"""
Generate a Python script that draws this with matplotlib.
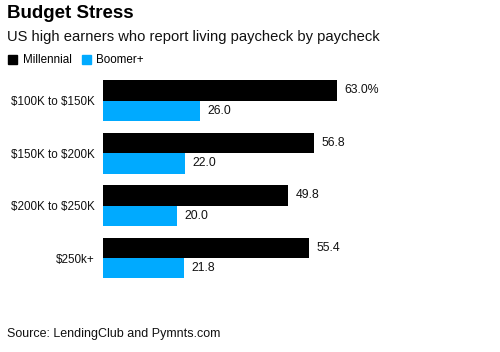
import numpy as np
import matplotlib
matplotlib.use("Agg")
import matplotlib.pyplot as plt
from matplotlib.patches import Rectangle

plt.rcParams['font.family'] = ['Liberation Sans', 'DejaVu Sans']
plt.rcParams['text.parse_math'] = False

# data
categories = ['$100K to $150K', '$150K to $200K', '$200K to $250K', '$250k+']
millennial = [63.0, 56.8, 49.8, 55.4]
boomer = [26.0, 22.0, 20.0, 21.8]
millennial_labels = ['63.0%', '56.8', '49.8', '55.4']
boomer_labels = ['26.0', '22.0', '20.0', '21.8']

black = '#000000'
blue = '#00aaff'

fig = plt.figure(figsize=(5.0, 3.52), dpi=100)
ax = fig.add_axes([0.206, 0.1903, 0.754, 0.5966])

y = np.arange(len(categories))
h = 0.39
ax.barh(y - h / 2, millennial, height=h, color=black)
ax.barh(y + h / 2, boomer, height=h, color=blue)

for i in range(len(categories)):
    ax.text(millennial[i] + 2.0, y[i] - h / 2, millennial_labels[i],
            va='center', ha='left', fontsize=8.8, color='#111111')
    ax.text(boomer[i] + 2.0, y[i] + h / 2, boomer_labels[i],
            va='center', ha='left', fontsize=8.8, color='#111111')

ax.set_xlim(0, 101.5)
ax.set_ylim(3.515, -0.49)
ax.set_yticks(y)
ax.set_yticklabels(categories, fontsize=8.4, color='#111111')
ax.tick_params(axis='y', length=0, pad=5.8)
ax.set_xticks([])
for s in ax.spines.values():
    s.set_visible(False)

# titles
fig.text(7 / 500, 1 - 14 / 352, 'Budget Stress', fontsize=13.5, fontweight='bold',
         va='center', ha='left')
fig.text(7 / 500, 1 - 37 / 352, 'US high earners who report living paycheck by paycheck',
         fontsize=10.6, va='center', ha='left', color='#111111')

# legend
fig.patches.append(Rectangle((8 / 500, 1 - 64 / 352), 9 / 500, 9 / 352,
                             transform=fig.transFigure, color=black))
fig.text(23 / 500, 1 - 60 / 352, 'Millennial', fontsize=8.4, va='center', ha='left')
fig.patches.append(Rectangle((82 / 500, 1 - 64 / 352), 9 / 500, 9 / 352,
                             transform=fig.transFigure, color=blue))
fig.text(96 / 500, 1 - 60 / 352, 'Boomer+', fontsize=8.4, va='center', ha='left')

fig.text(7 / 500, 1 - 334 / 352, 'Source: LendingClub and Pymnts.com',
         fontsize=9.0, va='center', ha='left', color='#111111')

fig.savefig('out.png', dpi=100)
"""
◆ **THE TASK**:
Begin at the top of the material above and output each line exactly, stopping after the line that holds "ax = fig.add_axes([0.206, 0.1903, 0.754, 0.5966])". Leave out pictures.

◆ **ANSWER TO THIS TASK**:
Generate a Python script that draws this with matplotlib.
import numpy as np
import matplotlib
matplotlib.use("Agg")
import matplotlib.pyplot as plt
from matplotlib.patches import Rectangle

plt.rcParams['font.family'] = ['Liberation Sans', 'DejaVu Sans']
plt.rcParams['text.parse_math'] = False

# data
categories = ['$100K to $150K', '$150K to $200K', '$200K to $250K', '$250k+']
millennial = [63.0, 56.8, 49.8, 55.4]
boomer = [26.0, 22.0, 20.0, 21.8]
millennial_labels = ['63.0%', '56.8', '49.8', '55.4']
boomer_labels = ['26.0', '22.0', '20.0', '21.8']

black = '#000000'
blue = '#00aaff'

fig = plt.figure(figsize=(5.0, 3.52), dpi=100)
ax = fig.add_axes([0.206, 0.1903, 0.754, 0.5966])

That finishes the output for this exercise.